No one of foundation is standing behind him or publicly supporting him, and he has no positive record to project to voters, either.
For example, the only endorsements Sanford’s received from persons who’ve worked with him in government are:
Tom Davis, who was Sanford’s chief of staff before being elected to his current role of state senator,
Edie Rodgers, who only had one year of her term as state representative overlap with Sanford’s as governor before she retired,
Barbara Nielsen, who was an advisor to Sanford after she ended her termas Supt. of Education (which she served before Sanford took the governor’s office), and
Scott Richardson, a state senator from 2000 to 2007 until Sanfordappointed him to be state insurance commissioner for $130,000 a year.
Thus, no one who ever worked with (instead of for) Sanford has offered an endorsement.
National media have taken note of these no-shows, too. Politico reported “Not a single member of the South Carolina congressional delegation has endorsed Sanford, an indication of his weak standing among his would-be Washington colleagues.”
The reason he’s not getting support could be that Sanford’s never done anything to earn it.
When he last served in Congress, not one of the 44 bills he sponsored ever made it out of committee, for example.
That’s a good thing, though, because 10 of Sanford’s bills were attacks on Social Security. He wanted to let Wall Street handle those funds, where they’d immediately be subject to fees for brokers to collect, and where they’d have no insurance or guarantee. If Social Security had been handed over to private companies, imagine where seniors who retired in 2007 would have been – practically broke, due to the stock market crash that began that year.
Sanford also accomplished nothing as governor. For example, instead of working with the State Assembly, he only tried to work against it, vetoing 106 budget bills in 2004 alone.
That might explain why Sanford is shy of endorsements, though; the Republican-led assembly overruled 105 of those 106 vetoes in less than 90 minutes that year. They also overruled hundreds of his other vetoes throughout his term as governor.
Releasing live pigs on the floor of the state House in ‘04 didn’t help Sanford’s reputation with his own party, either.
Like Republican state Rep. Gary Simrill once told media:
“(I)n politics, you cultivate friends and create enemies. Sanford has done more creating than cultivating.”
Add in the $750 million shortage in school funding due to the budgets he passed, the continuously rising rate of unemployment under his term as governor, his cuts that lead to even more lost jobs, and his attempt to refuse our own federal tax dollars for use in South Carolina (which took the state Supreme Court to correct), and it might seem like it can’t get any worse.
But it does.

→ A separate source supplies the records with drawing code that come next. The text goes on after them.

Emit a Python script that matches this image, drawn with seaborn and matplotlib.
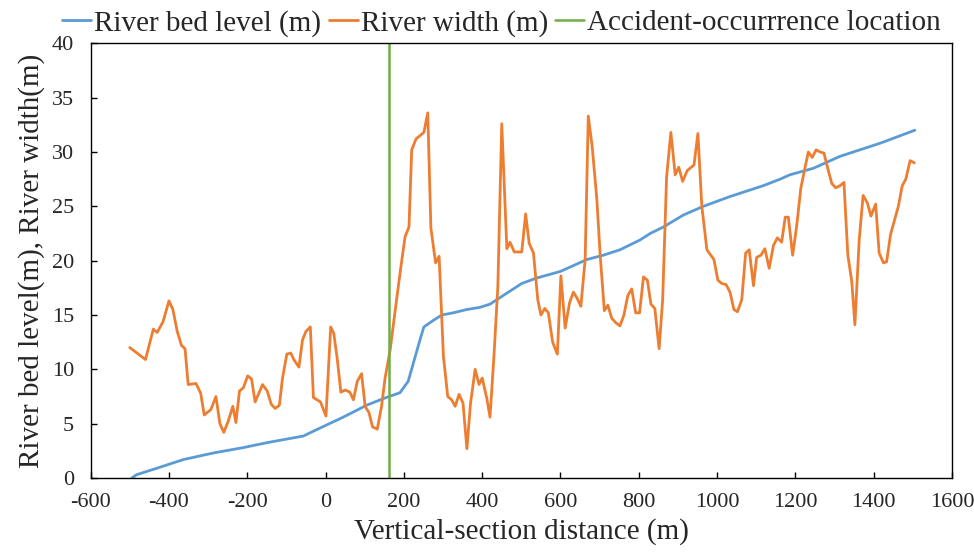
import numpy as np
import pandas as pd
import matplotlib
matplotlib.use('Agg')
import matplotlib.pyplot as plt
import seaborn as sns

# --- data ---
bed_x = [-495, -483, -431, -363, -287, -210, -150, -57, -14, 45, 105, 147, 190, 211,
         241, 251, 275, 297, 326, 360, 394, 420, 454, 501, 539, 599, 624, 667, 709,
         752, 803, 829, 863, 914, 965, 1033, 1118, 1161, 1186, 1246, 1314, 1416, 1505]
bed_level = [0.0, 0.3, 0.9, 1.7, 2.3, 2.8, 3.25, 3.86, 4.6, 5.6, 6.7, 7.3, 7.85, 8.9,
             12.7, 13.9, 14.5, 15.0, 15.2, 15.5, 15.7, 16.0, 16.8, 17.9, 18.4, 19.0,
             19.4, 20.1, 20.5, 21.0, 21.9, 22.5, 23.1, 24.2, 25.0, 25.9, 26.9, 27.5,
             27.9, 28.5, 29.6, 30.8, 32.0]

width_x = [-500, -460, -440, -430, -415, -400, -390, -379, -368, -359, -351, -331, -319,
           -310, -293, -280, -270, -260, -249, -237, -229, -220, -210, -199, -189, -180,
           -161, -149, -139, -129, -118, -110, -99, -89, -81, -68, -59, -50, -39, -31,
           -13, 1, 13, 21, 30, 39, 50, 62, 71, 81, 92, 101, 111, 120, 132, 143, 152, 165,
           177, 190, 203, 213, 220, 231, 251, 261, 269, 281, 290, 301, 312, 322, 331,
           341, 351, 361, 370, 382, 392, 400, 412, 420, 430, 440, 450, 463, 471, 482,
           501, 511, 520, 531, 542, 550, 560, 569, 580, 592, 601, 612, 623, 633, 643,
           652, 663, 671, 681, 693, 701, 712, 721, 731, 741, 752, 762, 772, 782, 792,
           802, 812, 822, 831, 841, 852, 861, 871, 882, 893, 902, 912, 924, 941, 951,
           961, 974, 992, 1002, 1012, 1023, 1033, 1043, 1052, 1063, 1073, 1082, 1093,
           1101, 1112, 1122, 1133, 1144, 1154, 1165, 1174, 1182, 1193, 1203, 1214, 1233,
           1243, 1253, 1263, 1273, 1284, 1293, 1303, 1314, 1324, 1334, 1344, 1352, 1363,
           1373, 1384, 1393, 1405, 1414, 1425, 1433, 1443, 1453, 1463, 1473, 1482, 1493,
           1504]
river_width = [12.0, 10.9, 13.7, 13.4, 14.4, 16.3, 15.5, 13.5, 12.2, 11.9, 8.6, 8.7, 7.8,
               5.8, 6.3, 7.5, 5.0, 4.2, 5.2, 6.6, 5.1, 8.0, 8.3, 9.4, 9.1, 7.0,
               8.6, 8.0, 6.8, 6.4, 6.7, 9.2, 11.4, 11.5, 10.9, 10.2, 12.7, 13.5, 13.9, 7.4,
               7.0, 5.7, 13.9, 13.3, 10.9, 7.9, 8.1, 7.9, 7.2, 8.9, 9.6, 6.6, 6.0, 4.7,
               4.5, 6.6, 9.2, 11.8, 15.2, 18.8, 22.2, 23.1, 30.2, 31.2, 31.8, 33.6, 23.0,
               19.8, 20.4, 11.2, 7.5, 7.2, 6.6, 7.7, 6.9, 2.7, 6.8, 10.0, 8.6, 9.2, 7.3,
               5.6, 11.2, 17.6, 32.6, 21.1, 21.7, 20.8, 20.8, 24.3, 21.6, 20.7, 16.4,
               15.0, 15.6, 15.2, 12.5, 11.4, 18.6, 13.8, 16.1, 17.1, 16.5, 15.8, 20.1,
               33.3, 30.5, 25.6, 20.7, 15.4, 15.9, 14.7, 14.3, 14.0, 15.0, 16.8, 17.4,
               15.2, 15.2, 18.5, 18.2, 16.0, 15.6, 11.9, 16.4, 27.7, 31.8, 27.9, 28.6,
               27.3, 28.3, 28.8, 31.7, 25.0, 21.0, 20.1, 18.2, 17.9, 17.8, 17.1, 15.5,
               15.3, 16.4, 20.7, 21.0, 17.7, 20.3, 20.5, 21.1, 19.3, 21.4, 22.1, 21.7,
               24.0, 24.0, 20.5, 23.1, 26.7, 30.0, 29.5, 30.2, 30.0, 29.9, 28.3, 27.1,
               26.7, 26.9, 27.2, 20.5, 18.1, 14.1, 21.9, 26.0, 25.3, 24.1, 25.2, 20.7,
               19.8, 19.9, 22.4, 23.7, 25.0, 26.9, 27.5, 29.2, 29.0]

accident_x = 161

sns.set_style('white')
plt.rcParams['font.family'] = ['Liberation Serif', 'DejaVu Serif']
plt.rcParams['axes.unicode_minus'] = False

fig = plt.figure(figsize=(9.74, 5.53), dpi=100)
ax = fig.add_axes([0.0931, 0.1356, 0.8843, 0.7861])

sns.lineplot(x=bed_x, y=bed_level, ax=ax, color='#5B9BD5', lw=2.0,
             estimator=None, sort=False, label='River bed level (m)')
sns.lineplot(x=width_x, y=river_width, ax=ax, color='#ED7D31', lw=2.0,
             estimator=None, sort=False, label='River width (m)')
ax.axvline(accident_x, color='#70AD47', lw=1.8, label='Accident-occurrrence location')

ax.set_xlim(-600, 1600)
ax.set_ylim(0, 40)
ax.set_xticks(range(-600, 1601, 200))
ax.set_yticks(range(0, 41, 5))
ax.tick_params(axis='x', bottom=True, direction='in', length=4.5, width=1,
               color='black', labelsize=16, pad=11)
ax.tick_params(axis='y', left=True, direction='in', length=4.5, width=1,
               color='black', labelsize=16, pad=12)
for s in ax.spines.values():
    s.set_color('black')
    s.set_linewidth(1.0)

ax.set_xlabel('Vertical-section distance (m)', fontsize=21, labelpad=4)
ax.set_ylabel('River bed level(m), River width(m)', fontsize=21, labelpad=5)

handles, labels = ax.get_legend_handles_labels()
ax.get_legend().remove()
fig.legend(handles, labels, loc='center', bbox_to_anchor=(0.515, 0.958), ncol=3,
           frameon=False, fontsize=21, handlelength=1.0, handletextpad=0.1,
           columnspacing=0.25, borderpad=0)

fig.savefig('out.png', dpi=100)
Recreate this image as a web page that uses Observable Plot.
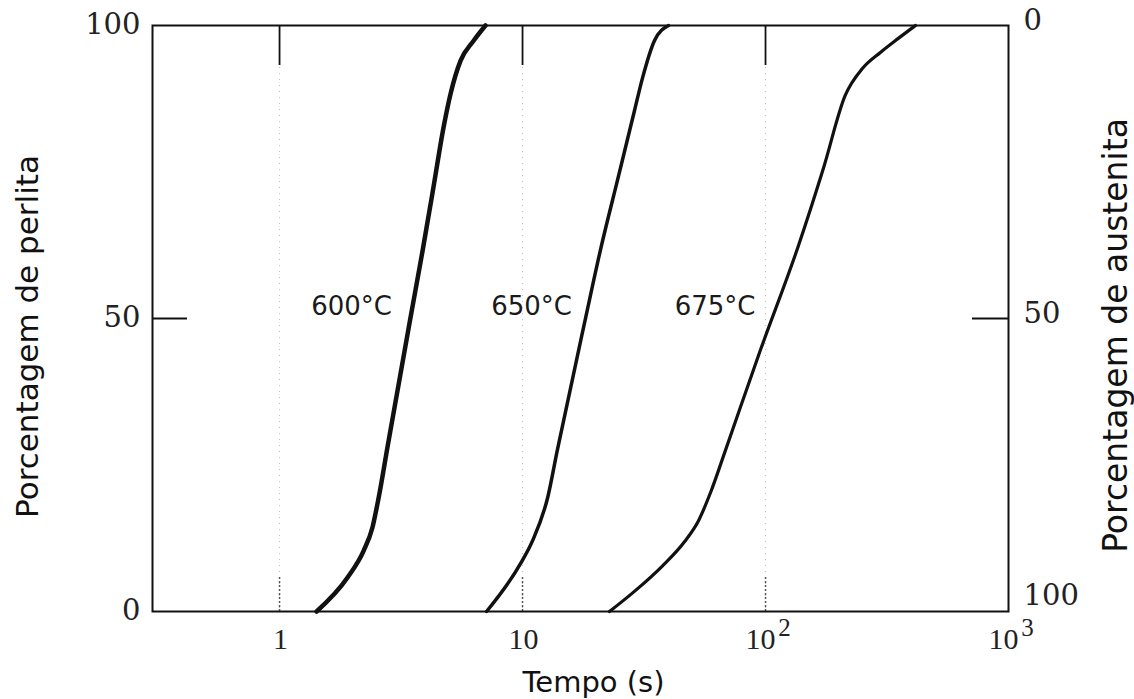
<!DOCTYPE html>
<html>
<head>
<meta charset="utf-8">
<script src="https://cdn.jsdelivr.net/npm/d3@7"></script>
<script src="https://cdn.jsdelivr.net/npm/@observablehq/plot@0.6"></script>
<style>
  html, body { margin: 0; padding: 0; background: #fff; }
  #chart svg { display: block; }
</style>
</head>
<body>
<div id="chart"></div>
<script>
// ---- data ----
const xTicks = [1, 10, 100, 1000];
const xTickBase = ["1", "10", "10", "10"];
const xTickExp = ["", "", "2", "3"];
const perlitaTicks = [0, 50, 100];
const austenitaTicks = [0, 50, 100];

const curveNames = ["600°C", "650°C", "675°C"];
const t600 = [1.42, 1.905, 2.22, 2.41, 2.56, 2.78, 3.46, 3.88, 4.30, 4.73, 5.06, 5.56, 6.29, 7.04];
const p600 = [0, 5.8, 10.4, 14.3, 19.5, 28.0, 50.2, 61.6, 72.4, 82.6, 88.4, 94.0, 97.4, 100];
const t650 = [7.11, 9.82, 11.0, 12.7, 13.9, 18.2, 20.9, 24.9, 28.9, 31.2, 34.9, 39.9];
const p650 = [0, 8.2, 12.1, 19.5, 27.5, 50.2, 61.6, 74.5, 85.5, 91.1, 97.4, 100];
const t675 = [22.8, 29.2, 37.7, 46.4, 53.0, 59.4, 68.4, 94.5, 136.8, 173, 213, 251, 297, 352, 414];
const p675 = [0, 3.6, 7.8, 11.9, 15.5, 20.3, 27.5, 44.2, 62.5, 75.6, 88.1, 92.7, 95.4, 97.8, 100];
const labelTimes = [1.98, 10.9, 62];
const labelPct = [52, 52, 52];

// ---- build table ----
const seriesT = [t600, t650, t675];
const seriesP = [p600, p650, p675];
const rows = [];
curveNames.forEach((name, k) => {
  seriesT[k].forEach((t, i) => rows.push({name, t, p: seriesP[k][i]}));
});
const labels = curveNames.map((name, i) => ({name, t: labelTimes[i], p: labelPct[i]}));
const widths = {"600°C": 4.5, "650°C": 3.5, "675°C": 3.2};

const W = 1134, H = 699;
const mL = 152, mR = 126, mT = 25, mB = 88;
const innerW = W - mL - mR, innerH = H - mT - mB;

const xPlain = xTicks.filter((d, i) => xTickExp[i] === "");
const xPow = xTicks.filter((d, i) => xTickExp[i] !== "");

const chart = Plot.plot({
  width: W, height: H,
  marginLeft: mL, marginRight: mR, marginTop: mT, marginBottom: mB,
  style: {background: "#fff", fontFamily: "DejaVu Sans", color: "#111"},
  x: {type: "log", domain: [0.3, 1000], axis: null},
  y: {domain: [0, 100], axis: null},
  marks: [
    // faint dotted guide lines
    Plot.ruleX(xTicks.slice(0, 3), {stroke: "#bbb", strokeDasharray: "1,5", strokeWidth: 1}),
    // bottom ticks (dotted)
    Plot.ruleX(xTicks.slice(0, 3), {stroke: "#555", strokeDasharray: "2,2", strokeWidth: 1.5, insetTop: innerH - 34}),
    // top ticks
    Plot.ruleX(xTicks.slice(0, 3), {stroke: "#111", strokeWidth: 1.8, insetBottom: innerH - 40}),
    // y 50 ticks
    Plot.ruleY([50], {stroke: "#111", strokeWidth: 1.8, insetRight: innerW - 35}),
    Plot.ruleY([50], {stroke: "#111", strokeWidth: 1.8, insetLeft: innerW - 36}),
    Plot.frame({stroke: "#111", strokeWidth: 2}),
    // curves
    ...curveNames.map(n => Plot.line(rows.filter(r => r.name === n), {
      x: "t", y: "p", curve: "monotone-x", stroke: "#111", strokeWidth: widths[n], strokeLinecap: "round"
    })),
    // curve labels
    Plot.text(labels, {x: "t", y: "p", text: "name", fontSize: 26, fill: "#1a1a1a", fontFamily: "DejaVu Sans"}),
    // x tick labels
    Plot.text(xPlain, {
      x: d => d, y: d => 0, text: d => xTickBase[xTicks.indexOf(d)],
      dy: 28, dx: 1, fontSize: 30, fontFamily: "Liberation Serif", fill: "#222"
    }),
    Plot.text(xPow, {
      x: d => d, y: d => 0, text: d => xTickBase[xTicks.indexOf(d)],
      dy: 28, dx: -5, fontSize: 30, fontFamily: "Liberation Serif", fill: "#222"
    }),
    Plot.text(xPow, {
      x: d => d, y: d => 0, text: d => xTickExp[xTicks.indexOf(d)],
      dy: 16, dx: 19, fontSize: 25, fontFamily: "Liberation Serif", fill: "#222"
    }),
    // left y tick labels (perlita)
    Plot.text(perlitaTicks, {
      x: d => 0.3, y: d => d, text: d => String(d),
      dx: -12, dy: -1, textAnchor: "end", fontSize: 29, fontFamily: "DejaVu Serif", fill: "#222"
    }),
    // right y tick labels (austenita)
    Plot.text(austenitaTicks.filter(d => d < 100), {
      x: d => 1000, y: d => 100 - d, text: d => String(d),
      dx: 15, dy: -5, textAnchor: "start", fontSize: 29, fontFamily: "DejaVu Serif", fill: "#222"
    }),
    Plot.text(austenitaTicks.filter(d => d === 100), {
      x: d => 1000, y: d => 100 - d, text: d => String(d),
      dx: 15, dy: -16, textAnchor: "start", fontSize: 29, fontFamily: "DejaVu Serif", fill: "#222"
    }),
    // axis titles
    Plot.text(["Tempo (s)"], {frameAnchor: "bottom", textAnchor: "middle", lineAnchor: "middle", dx: 13, dy: 71, fontSize: 29, fontFamily: "DejaVu Sans", fill: "#111"}),
    Plot.text(["Porcentagem de perlita"], {frameAnchor: "left", textAnchor: "middle", lineAnchor: "middle", dx: -124, dy: 18, rotate: -90, fontSize: 31, fontFamily: "DejaVu Sans", fill: "#111"}),
    Plot.text(["Porcentagem de austenita"], {frameAnchor: "right", textAnchor: "middle", lineAnchor: "middle", dx: 108, dy: 17, rotate: -90, fontSize: 33, fontFamily: "DejaVu Sans", fill: "#111"})
  ]
});
document.getElementById("chart").appendChild(chart);
</script>
</body>
</html>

Sanford’s record is chock full of hypocrisy, as his current campaign itself verifies.
Sanford pledged to never serve more than three terms in Congress, and he upheld that promise when he left in 2000 (after six stale and non-productive years). But now he’s running for a fourth term?
While in Congress, he voted to impeach Bill Clinton following the Lewinsky scandal, calling the circumstance “reprehensible.” He also publicly chastised Rep. Bob Livingston (R-La.), whose extramarital affair was revealed about the same time as Clinton’s, and called for his resignation, saying “The bottom line … is he still lied.”
But Sanford only went on to have his own extramarital affair. And lied about it. And then got forced to pay us back for his use of our tax dollars for that fling.
By his public pledge for limited terms, combined with the precedents he himself set in the Clinton and Livingston situations, how he can possibly seek office now? This makes Sanford a hypocrite.
He has no support from elected officials in his own party. He’s flip-flopped on his own standards, both political and moral.
But he still has the audacity to ask for our vote?
Sorry, Sanford, but your ship’s about to go under on May 7.